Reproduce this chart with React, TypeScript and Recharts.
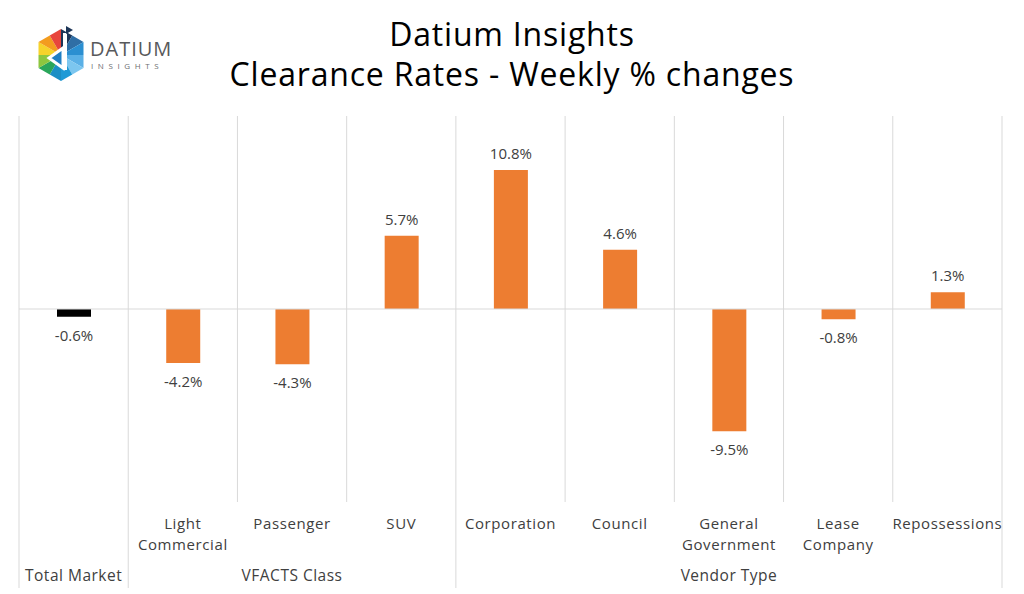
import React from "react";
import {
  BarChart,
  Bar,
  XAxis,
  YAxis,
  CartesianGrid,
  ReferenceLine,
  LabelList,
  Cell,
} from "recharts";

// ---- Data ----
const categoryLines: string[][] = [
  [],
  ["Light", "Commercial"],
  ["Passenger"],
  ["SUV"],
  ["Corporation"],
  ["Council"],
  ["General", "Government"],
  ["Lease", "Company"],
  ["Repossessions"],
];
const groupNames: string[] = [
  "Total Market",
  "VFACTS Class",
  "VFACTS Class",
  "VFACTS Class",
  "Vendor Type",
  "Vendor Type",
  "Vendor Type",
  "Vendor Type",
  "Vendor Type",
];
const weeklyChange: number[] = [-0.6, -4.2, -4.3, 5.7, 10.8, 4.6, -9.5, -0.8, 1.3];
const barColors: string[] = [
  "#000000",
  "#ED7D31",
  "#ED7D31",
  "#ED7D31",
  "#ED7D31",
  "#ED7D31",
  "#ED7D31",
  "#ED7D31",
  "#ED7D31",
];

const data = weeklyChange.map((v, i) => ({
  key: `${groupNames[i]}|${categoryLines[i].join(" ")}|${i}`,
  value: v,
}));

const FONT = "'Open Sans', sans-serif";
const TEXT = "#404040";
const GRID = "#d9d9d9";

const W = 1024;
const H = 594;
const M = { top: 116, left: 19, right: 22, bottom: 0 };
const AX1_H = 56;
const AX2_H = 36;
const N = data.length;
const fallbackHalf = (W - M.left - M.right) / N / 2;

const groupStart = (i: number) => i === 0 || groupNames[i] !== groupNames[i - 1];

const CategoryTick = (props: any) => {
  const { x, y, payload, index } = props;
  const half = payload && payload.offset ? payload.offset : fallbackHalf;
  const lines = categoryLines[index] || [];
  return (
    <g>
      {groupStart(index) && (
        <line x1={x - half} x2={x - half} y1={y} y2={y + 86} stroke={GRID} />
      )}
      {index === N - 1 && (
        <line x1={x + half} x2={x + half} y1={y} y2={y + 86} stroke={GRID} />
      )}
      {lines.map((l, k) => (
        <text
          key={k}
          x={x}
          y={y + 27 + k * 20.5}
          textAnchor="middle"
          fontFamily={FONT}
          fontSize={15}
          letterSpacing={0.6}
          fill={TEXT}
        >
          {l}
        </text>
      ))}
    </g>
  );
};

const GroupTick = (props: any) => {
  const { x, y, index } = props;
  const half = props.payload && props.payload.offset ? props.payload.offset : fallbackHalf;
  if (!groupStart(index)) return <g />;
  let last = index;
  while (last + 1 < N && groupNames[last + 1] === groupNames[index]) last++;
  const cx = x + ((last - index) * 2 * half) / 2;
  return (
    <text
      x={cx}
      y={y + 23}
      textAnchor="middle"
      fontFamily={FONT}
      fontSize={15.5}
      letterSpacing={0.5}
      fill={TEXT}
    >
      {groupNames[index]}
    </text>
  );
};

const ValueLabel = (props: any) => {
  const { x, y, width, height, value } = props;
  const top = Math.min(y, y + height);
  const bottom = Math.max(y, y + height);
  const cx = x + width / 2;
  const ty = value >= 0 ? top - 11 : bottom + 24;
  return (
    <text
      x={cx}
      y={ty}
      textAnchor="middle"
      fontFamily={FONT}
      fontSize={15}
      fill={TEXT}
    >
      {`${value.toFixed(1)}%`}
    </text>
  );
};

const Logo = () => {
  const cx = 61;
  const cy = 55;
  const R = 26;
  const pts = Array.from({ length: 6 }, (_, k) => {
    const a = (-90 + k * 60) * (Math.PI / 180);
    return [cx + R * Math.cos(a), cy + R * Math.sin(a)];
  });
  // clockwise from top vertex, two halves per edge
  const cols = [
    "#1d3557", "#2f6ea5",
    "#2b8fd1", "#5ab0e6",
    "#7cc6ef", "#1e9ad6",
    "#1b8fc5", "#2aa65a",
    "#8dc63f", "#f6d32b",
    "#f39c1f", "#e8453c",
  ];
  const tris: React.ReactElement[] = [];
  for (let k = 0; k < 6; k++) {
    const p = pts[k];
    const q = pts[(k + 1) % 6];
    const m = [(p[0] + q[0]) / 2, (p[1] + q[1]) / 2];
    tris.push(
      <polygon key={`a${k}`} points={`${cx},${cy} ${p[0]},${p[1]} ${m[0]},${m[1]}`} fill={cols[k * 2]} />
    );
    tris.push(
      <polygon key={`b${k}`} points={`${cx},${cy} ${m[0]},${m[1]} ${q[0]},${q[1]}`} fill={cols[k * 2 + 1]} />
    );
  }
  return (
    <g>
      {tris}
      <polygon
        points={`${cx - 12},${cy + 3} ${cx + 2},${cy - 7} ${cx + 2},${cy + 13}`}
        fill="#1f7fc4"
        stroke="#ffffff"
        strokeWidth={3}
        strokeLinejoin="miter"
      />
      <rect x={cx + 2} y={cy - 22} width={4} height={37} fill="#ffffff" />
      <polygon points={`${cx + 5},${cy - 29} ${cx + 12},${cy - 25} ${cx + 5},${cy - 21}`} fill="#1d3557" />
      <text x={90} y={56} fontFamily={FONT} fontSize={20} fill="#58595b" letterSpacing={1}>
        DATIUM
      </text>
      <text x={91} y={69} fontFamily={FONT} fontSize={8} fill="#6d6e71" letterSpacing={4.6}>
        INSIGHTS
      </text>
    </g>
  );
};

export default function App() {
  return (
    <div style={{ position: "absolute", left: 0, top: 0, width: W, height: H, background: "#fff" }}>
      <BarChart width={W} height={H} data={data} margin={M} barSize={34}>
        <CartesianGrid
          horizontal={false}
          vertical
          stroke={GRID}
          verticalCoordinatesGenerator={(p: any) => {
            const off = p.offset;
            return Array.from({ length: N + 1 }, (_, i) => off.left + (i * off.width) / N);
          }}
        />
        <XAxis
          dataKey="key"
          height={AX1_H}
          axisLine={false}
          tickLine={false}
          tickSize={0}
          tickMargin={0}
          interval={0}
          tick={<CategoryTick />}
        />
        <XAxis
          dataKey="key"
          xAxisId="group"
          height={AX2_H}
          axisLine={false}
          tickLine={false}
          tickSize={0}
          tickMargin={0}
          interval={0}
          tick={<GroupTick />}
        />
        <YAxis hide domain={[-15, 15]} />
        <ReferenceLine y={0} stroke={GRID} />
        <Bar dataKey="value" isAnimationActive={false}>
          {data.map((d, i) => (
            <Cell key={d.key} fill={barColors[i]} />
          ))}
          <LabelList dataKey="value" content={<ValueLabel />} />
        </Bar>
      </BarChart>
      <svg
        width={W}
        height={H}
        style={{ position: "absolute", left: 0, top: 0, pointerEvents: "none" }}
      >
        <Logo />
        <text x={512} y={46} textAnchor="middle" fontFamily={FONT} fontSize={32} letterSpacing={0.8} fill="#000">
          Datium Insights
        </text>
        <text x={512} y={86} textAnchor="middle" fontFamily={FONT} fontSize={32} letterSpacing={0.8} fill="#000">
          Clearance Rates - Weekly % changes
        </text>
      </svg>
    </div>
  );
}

####

**Given instruction:** Repeat the material above in full and exactly, omitting the pictures.

**In response:**
Reproduce this chart with React, TypeScript and Recharts.
import React from "react";
import {
  BarChart,
  Bar,
  XAxis,
  YAxis,
  CartesianGrid,
  ReferenceLine,
  LabelList,
  Cell,
} from "recharts";

// ---- Data ----
const categoryLines: string[][] = [
  [],
  ["Light", "Commercial"],
  ["Passenger"],
  ["SUV"],
  ["Corporation"],
  ["Council"],
  ["General", "Government"],
  ["Lease", "Company"],
  ["Repossessions"],
];
const groupNames: string[] = [
  "Total Market",
  "VFACTS Class",
  "VFACTS Class",
  "VFACTS Class",
  "Vendor Type",
  "Vendor Type",
  "Vendor Type",
  "Vendor Type",
  "Vendor Type",
];
const weeklyChange: number[] = [-0.6, -4.2, -4.3, 5.7, 10.8, 4.6, -9.5, -0.8, 1.3];
const barColors: string[] = [
  "#000000",
  "#ED7D31",
  "#ED7D31",
  "#ED7D31",
  "#ED7D31",
  "#ED7D31",
  "#ED7D31",
  "#ED7D31",
  "#ED7D31",
];

const data = weeklyChange.map((v, i) => ({
  key: `${groupNames[i]}|${categoryLines[i].join(" ")}|${i}`,
  value: v,
}));

const FONT = "'Open Sans', sans-serif";
const TEXT = "#404040";
const GRID = "#d9d9d9";

const W = 1024;
const H = 594;
const M = { top: 116, left: 19, right: 22, bottom: 0 };
const AX1_H = 56;
const AX2_H = 36;
const N = data.length;
const fallbackHalf = (W - M.left - M.right) / N / 2;

const groupStart = (i: number) => i === 0 || groupNames[i] !== groupNames[i - 1];

const CategoryTick = (props: any) => {
  const { x, y, payload, index } = props;
  const half = payload && payload.offset ? payload.offset : fallbackHalf;
  const lines = categoryLines[index] || [];
  return (
    <g>
      {groupStart(index) && (
        <line x1={x - half} x2={x - half} y1={y} y2={y + 86} stroke={GRID} />
      )}
      {index === N - 1 && (
        <line x1={x + half} x2={x + half} y1={y} y2={y + 86} stroke={GRID} />
      )}
      {lines.map((l, k) => (
        <text
          key={k}
          x={x}
          y={y + 27 + k * 20.5}
          textAnchor="middle"
          fontFamily={FONT}
          fontSize={15}
          letterSpacing={0.6}
          fill={TEXT}
        >
          {l}
        </text>
      ))}
    </g>
  );
};

const GroupTick = (props: any) => {
  const { x, y, index } = props;
  const half = props.payload && props.payload.offset ? props.payload.offset : fallbackHalf;
  if (!groupStart(index)) return <g />;
  let last = index;
  while (last + 1 < N && groupNames[last + 1] === groupNames[index]) last++;
  const cx = x + ((last - index) * 2 * half) / 2;
  return (
    <text
      x={cx}
      y={y + 23}
      textAnchor="middle"
      fontFamily={FONT}
      fontSize={15.5}
      letterSpacing={0.5}
      fill={TEXT}
    >
      {groupNames[index]}
    </text>
  );
};

const ValueLabel = (props: any) => {
  const { x, y, width, height, value } = props;
  const top = Math.min(y, y + height);
  const bottom = Math.max(y, y + height);
  const cx = x + width / 2;
  const ty = value >= 0 ? top - 11 : bottom + 24;
  return (
    <text
      x={cx}
      y={ty}
      textAnchor="middle"
      fontFamily={FONT}
      fontSize={15}
      fill={TEXT}
    >
      {`${value.toFixed(1)}%`}
    </text>
  );
};

const Logo = () => {
  const cx = 61;
  const cy = 55;
  const R = 26;
  const pts = Array.from({ length: 6 }, (_, k) => {
    const a = (-90 + k * 60) * (Math.PI / 180);
    return [cx + R * Math.cos(a), cy + R * Math.sin(a)];
  });
  // clockwise from top vertex, two halves per edge
  const cols = [
    "#1d3557", "#2f6ea5",
    "#2b8fd1", "#5ab0e6",
    "#7cc6ef", "#1e9ad6",
    "#1b8fc5", "#2aa65a",
    "#8dc63f", "#f6d32b",
    "#f39c1f", "#e8453c",
  ];
  const tris: React.ReactElement[] = [];
  for (let k = 0; k < 6; k++) {
    const p = pts[k];
    const q = pts[(k + 1) % 6];
    const m = [(p[0] + q[0]) / 2, (p[1] + q[1]) / 2];
    tris.push(
      <polygon key={`a${k}`} points={`${cx},${cy} ${p[0]},${p[1]} ${m[0]},${m[1]}`} fill={cols[k * 2]} />
    );
    tris.push(
      <polygon key={`b${k}`} points={`${cx},${cy} ${m[0]},${m[1]} ${q[0]},${q[1]}`} fill={cols[k * 2 + 1]} />
    );
  }
  return (
    <g>
      {tris}
      <polygon
        points={`${cx - 12},${cy + 3} ${cx + 2},${cy - 7} ${cx + 2},${cy + 13}`}
        fill="#1f7fc4"
        stroke="#ffffff"
        strokeWidth={3}
        strokeLinejoin="miter"
      />
      <rect x={cx + 2} y={cy - 22} width={4} height={37} fill="#ffffff" />
      <polygon points={`${cx + 5},${cy - 29} ${cx + 12},${cy - 25} ${cx + 5},${cy - 21}`} fill="#1d3557" />
      <text x={90} y={56} fontFamily={FONT} fontSize={20} fill="#58595b" letterSpacing={1}>
        DATIUM
      </text>
      <text x={91} y={69} fontFamily={FONT} fontSize={8} fill="#6d6e71" letterSpacing={4.6}>
        INSIGHTS
      </text>
    </g>
  );
};

export default function App() {
  return (
    <div style={{ position: "absolute", left: 0, top: 0, width: W, height: H, background: "#fff" }}>
      <BarChart width={W} height={H} data={data} margin={M} barSize={34}>
        <CartesianGrid
          horizontal={false}
          vertical
          stroke={GRID}
          verticalCoordinatesGenerator={(p: any) => {
            const off = p.offset;
            return Array.from({ length: N + 1 }, (_, i) => off.left + (i * off.width) / N);
          }}
        />
        <XAxis
          dataKey="key"
          height={AX1_H}
          axisLine={false}
          tickLine={false}
          tickSize={0}
          tickMargin={0}
          interval={0}
          tick={<CategoryTick />}
        />
        <XAxis
          dataKey="key"
          xAxisId="group"
          height={AX2_H}
          axisLine={false}
          tickLine={false}
          tickSize={0}
          tickMargin={0}
          interval={0}
          tick={<GroupTick />}
        />
        <YAxis hide domain={[-15, 15]} />
        <ReferenceLine y={0} stroke={GRID} />
        <Bar dataKey="value" isAnimationActive={false}>
          {data.map((d, i) => (
            <Cell key={d.key} fill={barColors[i]} />
          ))}
          <LabelList dataKey="value" content={<ValueLabel />} />
        </Bar>
      </BarChart>
      <svg
        width={W}
        height={H}
        style={{ position: "absolute", left: 0, top: 0, pointerEvents: "none" }}
      >
        <Logo />
        <text x={512} y={46} textAnchor="middle" fontFamily={FONT} fontSize={32} letterSpacing={0.8} fill="#000">
          Datium Insights
        </text>
        <text x={512} y={86} textAnchor="middle" fontFamily={FONT} fontSize={32} letterSpacing={0.8} fill="#000">
          Clearance Rates - Weekly % changes
        </text>
      </svg>
    </div>
  );
}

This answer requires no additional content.